Nama : CORNELIS J. RANTUNG
Lahir : Banda Aceh, Sumatera Utara, 7 Desember 1935
Agama : Protestan
Pendidikan : -SD di Toraja, Bogor, Bandung, Denpasar
-SMP di Tondano
-SMA di Tomohon Akademi Teknik Angkatan Darat (Atekad), Bandung
-Seskoad
Karir : -Komandan Batalyon Zeni Konstruksi Kodam V Jaya
-Asisten Operasi Kodam XIV/Hasanuddin di Ujungpandang
-Paban di SUAD II (Operasi) MBAD
-Kapus Nubika Kobangdiklat TNI-AD
-Dosen Seskoad
-Direktur Pengembangan dan Pengkajian Strategis Sesko ABRI
-Gubernur Sulawesi Utara (1985 -- sekarang)
Alamat Kantor : Gubernuran Sulawesi Utara, Jalan Sam Ratulangi, Manado Telp: 0431w2001
|
|
CORNELIS J. RANTUNG
Pencalonan Cornelis John Rantung sebagai gubernur Sulawesi Utara agak mengejutkan. Selain tidak tercatat pernah menduduki jabatan sipil sebelumnya, ia juga "kurang dikenal" bila dibandingkan dengan Arnold Baramuli, S.H., anggota DPR RI, pengusaha, dan bekas gubernur Sulawesi Utara Tengah 1961. Atau dengan Drs. Frits H. Eman, perakit mobil terkenal. Itulah dua dari lima "saingan" Rantung yang kemudian tersisih.
Ketika Rantung dilantik, awal Maret 1985, usianya relatif muda, 49 tahun. "Saya dilahirkan dari keluarga tentara," kata John, yang sering dipanggil "Pak Cor". Pendidikan dasarnya ditempuh di Toraja, Bogor, Bandung, dan Denpasar, sedangkan pendidikan lanjutan di Tondano dan Tomohon.
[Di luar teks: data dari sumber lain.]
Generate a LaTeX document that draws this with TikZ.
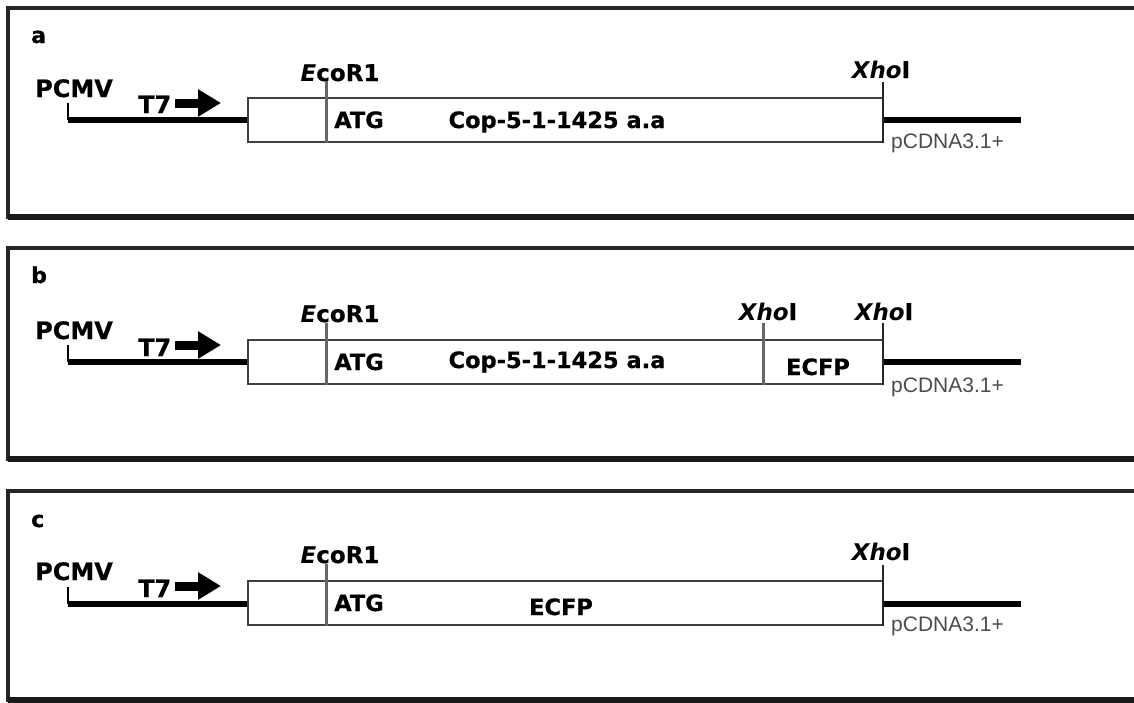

Lulus SMA, 1956, ia kembali ke Bandung untuk meneruskan di Akademi Teknik Angkatan Darat (Atekad). Di antara rekan seangkatannya adalah Try Sutrisno, kini Letjen dan wakil KSAD.Sesuai dengan bidangnya, John pernah menjadi komandan Batalyon Zeni Konstruksi Kodam V Jaya. Kemudian berturut-turut sebagai asisten Operasi Kodam XIV/Hasanuddin, Pabansi SUAD II (Operasi) MBAD, dan komandan Pusat Nuklir, Biologi dan Kimia (Nubika) Kobangdiklat TNI-AD. Sebelum menjadi gubernur Sulawesi Utara, peserta Seskoad angkatan 1972 ini direktur Pengembangan Strategi Operasi dan Sekolah Staf & Komando ABRI. Ketika pecah pemberontakan PRRI di Sumatera Barat, Rantung turut dalam operasi penumpasan.
Sebagai putra daerah yang lahir di rantau, dan banyak bertugas di luar daerah asalnya, Rantung merasa perlu belajar lagi. "Terutama dalam menghadapi masyarakat Sul-Ut," katanya. Selain dikenal dinamis, ia menganggap banyak di antara masyarakat Sulawesi Utara masih berpola hidup konsumtif. "Barangkali perlu dikemukakan motivasi: kehidupan itu untuk hari esok. Esok itu bukan 24 jam. Esok itu sampai turun- temurun, sampai anak cucu," ujarnya pula.
Rantung dikenal bersikap terbuka, dan berpikiran cemerlang. Ia memperoleh Satyalencana Dwijasita sebagai dosen teladan Sesko AD. Ketika mengikuti Lemhanas 1980, ia menerima Seroja Wibawa untuk penulisan kertas kerja terbaik.
Istrinya, Nelly Hilda Karepouwan, juga berasal dari Minahasa dan dilahirkan di rantau -- Salatiga, Jawa Tengah. Bekas guru Taman Kanak-kanak itu memberinya tujuh anak. Rantung gemar membaca, serta bermain tenis dan golf.